But the Tooth Already Has a Root Canal!
Q: I had a tooth root canaled about fifteen years ago and it’s been fine. A crown was made at about the same time. I’ve been good for all this time but then about the end of March when we were all on “lockdown” the tooth began to bother badly! I could tell which one it was every time I swallowed. If I pushed on it, it hurt. How can that be I thought there’s no nerve?
I called my dentist and he wasn’t in so I finally got someone who would get me some antibiotics. It’s calmed down but what’s up? Am I going to lose this tooth and if I do, what should I do about it? The teeth behind and in front have crowns and they’re fine but if that tooth comes out what happens?
I was told I could get an implant or a bridge but then if I get a bridge won’t that mean the teeth on either side of the gap will lose their perfectly good crowns? I’ve never had a missing tooth since I was a kid. What are my options?
A: First of all, the pain you suffered maybe one of several conditions.
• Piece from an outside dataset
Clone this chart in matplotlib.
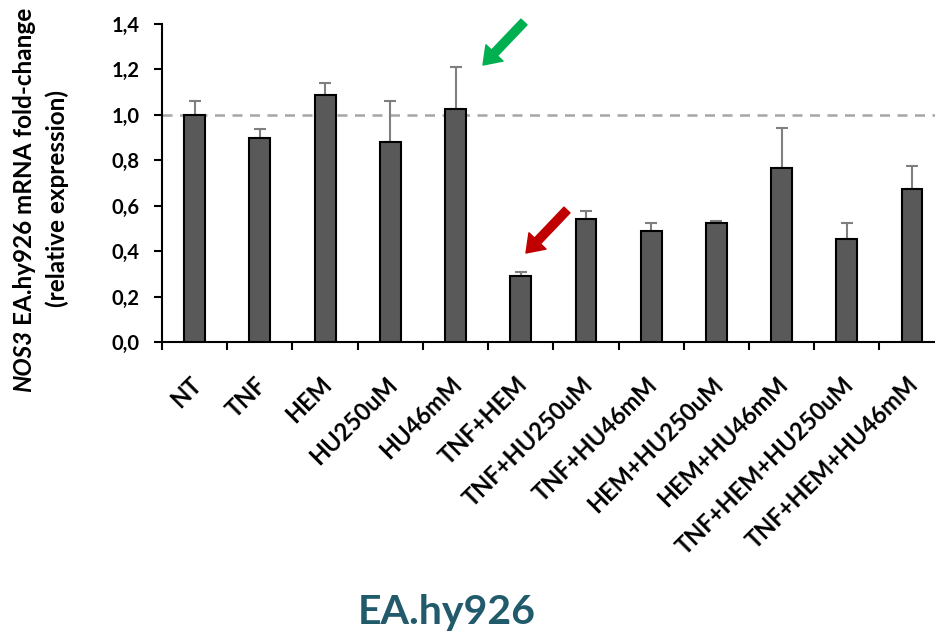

First, the root canal may have some microscopic unfilled canals that are now harbouring bacteria. That bacterial challenge has over powered your immune system and there fore you have an abscess. If this is the case the tooth can be retreated or a surgical procedure can be done to eliminate the problem.
The second possibility is the root of the tooth is cracked, and is infected so you’re experiencing pain. In this case, the tooth will be lost. A cracked tooth cannot be made whole. You have several tooth replacement choices. Today one would say an immediate implant could be placed at the time of tooth removal. This is a good option, however if too much bone has been destroyed by infection the extraction site should be grafted and an implant placed four to six months later.
If you choose a bridge, bone grafting is also important so bone resorption (bone dissolution over time) does not leave a gap under the bridged tooth. Yes, the crowns would have to be sacrificed. Your last option is to do nothing but that leads to many other problems besides not being able to chew properly on that side. All things being equal, the implant is your best option if the tooth is lost.